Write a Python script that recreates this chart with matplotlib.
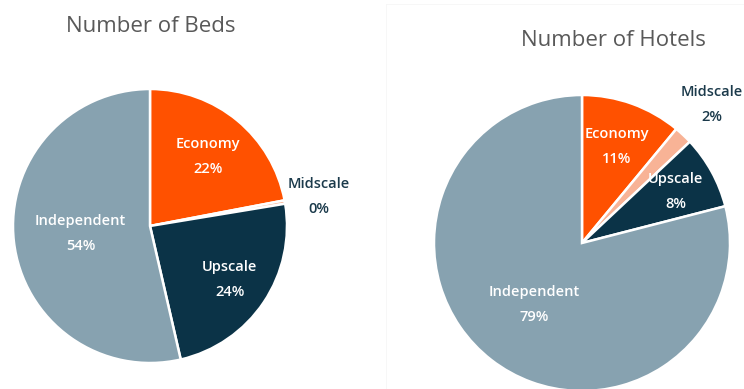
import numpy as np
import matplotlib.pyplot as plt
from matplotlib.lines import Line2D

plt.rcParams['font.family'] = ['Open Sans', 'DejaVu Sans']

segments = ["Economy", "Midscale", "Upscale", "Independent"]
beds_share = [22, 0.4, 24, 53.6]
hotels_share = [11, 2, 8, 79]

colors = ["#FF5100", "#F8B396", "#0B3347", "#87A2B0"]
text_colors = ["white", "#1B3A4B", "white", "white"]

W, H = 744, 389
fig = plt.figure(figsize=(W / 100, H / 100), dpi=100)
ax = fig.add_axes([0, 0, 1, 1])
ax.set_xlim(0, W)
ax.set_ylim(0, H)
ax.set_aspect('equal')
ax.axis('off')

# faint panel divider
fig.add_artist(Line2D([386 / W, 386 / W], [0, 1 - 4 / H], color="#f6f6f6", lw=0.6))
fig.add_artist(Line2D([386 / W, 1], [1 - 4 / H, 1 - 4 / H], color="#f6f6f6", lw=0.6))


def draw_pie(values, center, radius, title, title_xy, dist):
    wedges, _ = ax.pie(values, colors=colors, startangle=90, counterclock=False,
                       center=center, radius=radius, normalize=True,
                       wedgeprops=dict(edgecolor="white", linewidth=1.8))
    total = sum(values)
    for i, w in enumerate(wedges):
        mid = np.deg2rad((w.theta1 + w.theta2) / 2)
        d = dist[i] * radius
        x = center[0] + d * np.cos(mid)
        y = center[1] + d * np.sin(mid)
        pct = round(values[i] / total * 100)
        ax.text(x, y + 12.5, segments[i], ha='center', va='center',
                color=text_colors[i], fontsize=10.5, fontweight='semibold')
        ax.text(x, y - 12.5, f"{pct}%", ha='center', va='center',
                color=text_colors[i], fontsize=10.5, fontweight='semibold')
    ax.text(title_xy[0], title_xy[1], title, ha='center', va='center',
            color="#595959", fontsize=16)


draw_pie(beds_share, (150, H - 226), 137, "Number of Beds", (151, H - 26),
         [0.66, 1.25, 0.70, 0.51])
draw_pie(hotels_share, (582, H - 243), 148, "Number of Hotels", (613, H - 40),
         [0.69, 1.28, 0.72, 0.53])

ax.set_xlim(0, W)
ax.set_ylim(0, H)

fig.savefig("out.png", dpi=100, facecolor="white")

- [What is being asked] Quote the data above in full and without alteration; skip the pictures.

- [Answer in full]
Write a Python script that recreates this chart with matplotlib.
import numpy as np
import matplotlib.pyplot as plt
from matplotlib.lines import Line2D

plt.rcParams['font.family'] = ['Open Sans', 'DejaVu Sans']

segments = ["Economy", "Midscale", "Upscale", "Independent"]
beds_share = [22, 0.4, 24, 53.6]
hotels_share = [11, 2, 8, 79]

colors = ["#FF5100", "#F8B396", "#0B3347", "#87A2B0"]
text_colors = ["white", "#1B3A4B", "white", "white"]

W, H = 744, 389
fig = plt.figure(figsize=(W / 100, H / 100), dpi=100)
ax = fig.add_axes([0, 0, 1, 1])
ax.set_xlim(0, W)
ax.set_ylim(0, H)
ax.set_aspect('equal')
ax.axis('off')

# faint panel divider
fig.add_artist(Line2D([386 / W, 386 / W], [0, 1 - 4 / H], color="#f6f6f6", lw=0.6))
fig.add_artist(Line2D([386 / W, 1], [1 - 4 / H, 1 - 4 / H], color="#f6f6f6", lw=0.6))


def draw_pie(values, center, radius, title, title_xy, dist):
    wedges, _ = ax.pie(values, colors=colors, startangle=90, counterclock=False,
                       center=center, radius=radius, normalize=True,
                       wedgeprops=dict(edgecolor="white", linewidth=1.8))
    total = sum(values)
    for i, w in enumerate(wedges):
        mid = np.deg2rad((w.theta1 + w.theta2) / 2)
        d = dist[i] * radius
        x = center[0] + d * np.cos(mid)
        y = center[1] + d * np.sin(mid)
        pct = round(values[i] / total * 100)
        ax.text(x, y + 12.5, segments[i], ha='center', va='center',
                color=text_colors[i], fontsize=10.5, fontweight='semibold')
        ax.text(x, y - 12.5, f"{pct}%", ha='center', va='center',
                color=text_colors[i], fontsize=10.5, fontweight='semibold')
    ax.text(title_xy[0], title_xy[1], title, ha='center', va='center',
            color="#595959", fontsize=16)


draw_pie(beds_share, (150, H - 226), 137, "Number of Beds", (151, H - 26),
         [0.66, 1.25, 0.70, 0.51])
draw_pie(hotels_share, (582, H - 243), 148, "Number of Hotels", (613, H - 40),
         [0.69, 1.28, 0.72, 0.53])

ax.set_xlim(0, W)
ax.set_ylim(0, H)

fig.savefig("out.png", dpi=100, facecolor="white")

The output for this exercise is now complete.